1) default algorithm We can get starting values in nls by fitting each population separately (fm1, fm2) and together (fm3). Finally fit the model with different Asym parameters (fm4).

# get starting values
fo <- Cumulative.spp ~ SSasympOff(Nets, A, lrc, c0)
fm1 <- nls(fo, df2, subset = Site == "ALT01")
fm2 <- nls(fo, df2, subset = Site == "ALT03")
fm3 <- nls(fo, df2)
st <- c(A1 = coef(fm1)[["A"]], A2 = coef(fm2)[["A"]], coef(fm3)[c("lrc", "c0")])

# fit    
fo4 <- Cumulative.spp ~ SSasympOff(Nets, A1*(Site=="ALT01")+A2*(Site=="ALT03"), lrc, c0)
fm4 <- nls(fo4, data = df2,  start = st)

plot(Cumulative.spp ~ Nets, df2, col = Site)
points(fitted(fm4) ~ Nets, df2, col = "red", pch = 20)

screenshot

2) plinear Actually Asym is special since the model is linear in it and we can use this to simplify the above as we don't need starting values for the linear parameters if we switch to algorithm="plinear". This eliminates the need to run fm1 and fm2. We only need fm3 to generate starting values. Note that "plinear" requires that the RHS of the formula be a matrix with each column multiplying the coefficient of one linear parameter. Here we have two linear parameters (the Asym for each Site) so it is a two-column matrix.

# get starting values
fo <- Cumulative.spp ~ SSasympOff(Nets, A, lrc, c0)
fm3 <- nls(fo, df2)    
st5 <- coef(fm3)[c("lrc", "c0")]

# fit
mm <- with(df2, cbind(Site=="ALT01", Site=="ALT03"))
fo5 <- Cumulative.spp ~  mm * SSasympOff(Nets,1,lrc,c0)
fm5 <- nls(fo5, data = df2,  start = st5, algorithm = "plinear")
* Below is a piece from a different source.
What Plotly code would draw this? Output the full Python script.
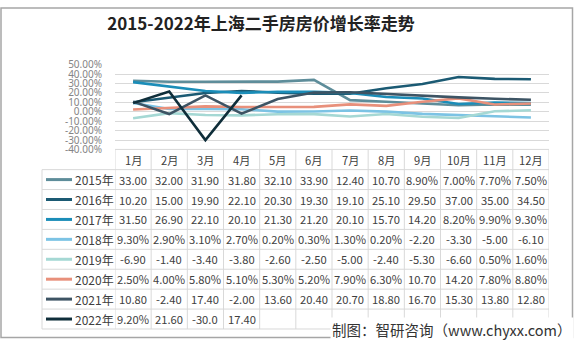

2a) mm could alternately be written like this which has the advantage that it extends to more sites:

mm <- model.matrix(~ Site - 1, transform(df2, Site = droplevels(Site)))

2b) If all levels of the Site factor are represented in the data then we could simplify even further as droplevels(Site) (which drops the unused levels) could then be simply Site allowing us to write:

mm <- model.matrix(~ Site - 1, df2)

Update: Some fixes and improvements.